Kids may be less creative nowadays, compared to the past, but I doubt entertainment has had much of an effect. For example:
neko-chan wrote...
The decline was especially noticeable starting in 1990s (I believe this is when pop music became really popular).
Pop music didn't become popular in the 90s. It's been popular since the moment it came out, which was arguably the moment music as we know came into existence. But avoiding that potentially treacherous conversation, let's say that pop music started being popular in the 50s - which it did. It was popular in the 60s, the 70s, and the 80s, too. It was different from what is considered "pop music" nowadays, but there are a lot of similarities. For one thing, music and lyrics that aren't too crazy or intense or deep. Listen to "Daydream Believer" by The Monkees and tell me if it's more interesting or philosophical than Justin Beiber's latest song.
It's the same with most fields of entertainment.

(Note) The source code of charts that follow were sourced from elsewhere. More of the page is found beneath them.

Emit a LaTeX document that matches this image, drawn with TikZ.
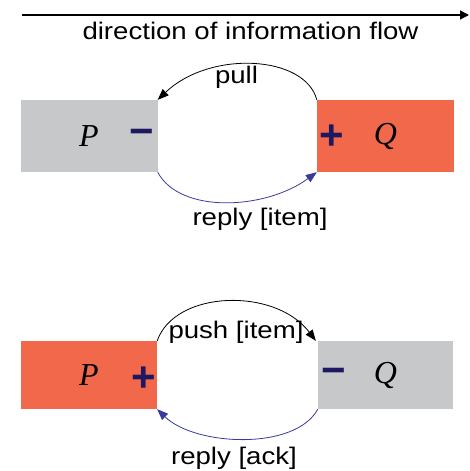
\documentclass[tikz,border=0pt]{standalone}
\usepackage{fontspec}
\setmainfont[FakeStretch=1.15]{Liberation Sans}
\newfontfamily\varfont{Liberation Serif}
\newfontfamily\signfont{Liberation Sans}
\usetikzlibrary{arrows.meta}
\definecolor{cgrey}{HTML}{C7C8CA}
\definecolor{corange}{HTML}{F2684A}
\definecolor{cnavy}{HTML}{1D1860}
\definecolor{cblue}{HTML}{3A3A9E}
\tikzset{
  every picture/.style={x=1pt, y=1pt},
  port/.style={fill=#1, inner sep=0pt, minimum width=137pt, minimum height=71pt,
    font=\varfont\itshape\fontsize{32}{32}\selectfont},
  sign/.style={text=cnavy, inner sep=0pt, font=\signfont\bfseries\fontsize{42}{42}\selectfont},
  msg/.style={anchor=base, inner sep=0pt, font=\fontsize{24}{24}\selectfont},
  call/.style={-{Triangle[length=11pt, width=8.5pt]}, line width=0.8pt},
  answer/.style={call, draw=cblue},
  flow/.style={-{Triangle[length=9pt, width=9pt]}, line width=1.3pt},
}

\begin{document}
\begin{tikzpicture}
  \useasboundingbox (0,0) rectangle (469,-471);
  % direction arrow
  \coordinate (src) at (22,-15);
  \coordinate (dst) at (469,-15);
  \draw[flow] (src) -- (dst);
  \node[msg] (dir) at (250.5,-39) {direction of information flow};

  % pull
  \node[port=cgrey, minimum height=72pt] (P1) at (89,-136) {P};
  \node[port=corange, minimum height=72pt] (Q1) at (385.5,-136) {Q};
  \node[sign] (m1) at (142,-137.5) {−};
  \node[sign] (p1) at (332,-137) {+};
  \draw[call] (Q1.north west) .. controls (305,-55) and (210,-50) .. (P1.north east);
  \draw[answer] (P1.south east) .. controls (180,-214) and (265,-210) .. (Q1.south west);
  \node[msg] (pull) at (236.5,-83.5) {pull};
  \node[msg] (item1) at (260,-225) {reply [item]};

  % push
  \node[port=corange, minimum height=68pt, minimum width=136pt] (P2) at (89,-375) {P};
  \node[port=cgrey, minimum height=68pt, minimum width=135pt] (Q2) at (385.5,-375) {Q};
  \node[sign] (p2) at (144,-379) {+};
  \node[sign] (m2) at (334,-376.5) {−};
  \draw[call] (P2.north east) .. controls (175,-290) and (275,-287) .. ([xshift=-2pt]Q2.north west);
  \draw[answer] (Q2.south west) .. controls (295,-451) and (195,-446) .. (P2.south east);
  \node[msg] (item2) at (236,-338.5) {push [item]};
  \node[msg] (ack) at (234,-464) {reply [ack]};
\end{tikzpicture}
\end{document}
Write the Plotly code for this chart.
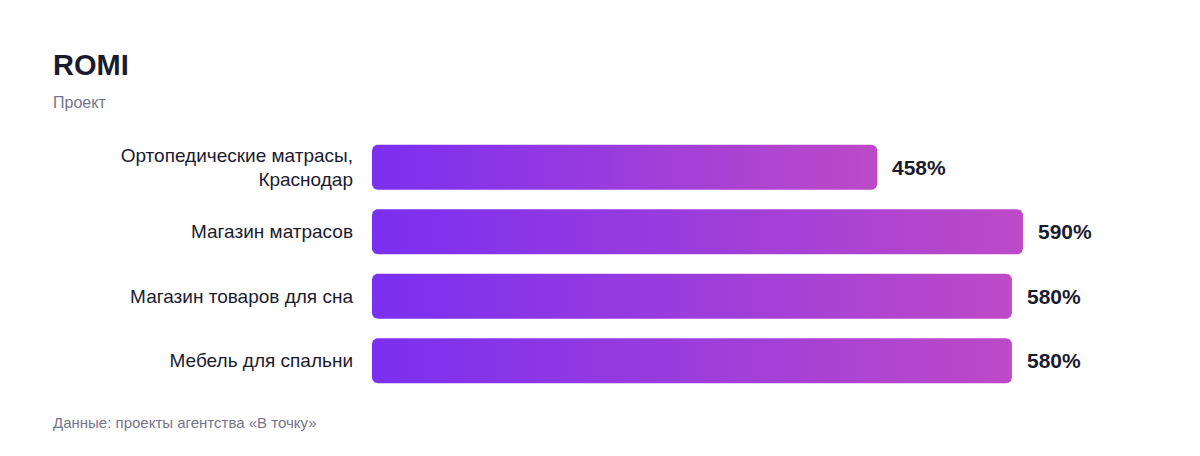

Movies from the 60s aren't more creative than movies from the 90s, games in the 80s weren't more complex than the stuff that came out last year, and literature didn't fall from grace in the 70s (some would argue that it happened before the 20th century even started).
It's not about what entertainment is popular; it's about how we think, and the current state of education plays a large role in that. If we think that a box can only have six sides, then we are limited and it is harder to move ahead in bold new ways; however, if we learn that a box can have seven, eight, or eleven sides, then we can think outside the box (pun intended) and see things that are unusual and stray from the norm.
Public education, with its focus on standardized tests, is telling kids that a box can only have six sides, because when you're talking a test, there has to be an answer. At least, if you want a test that's easy to grade. But when every school in the country is taking the same test, you can't have in-depth essay questions. It'd take forever to grade them, and you can't set a machine to sort through essay answers and decide if a student has the right idea or the wrong idea.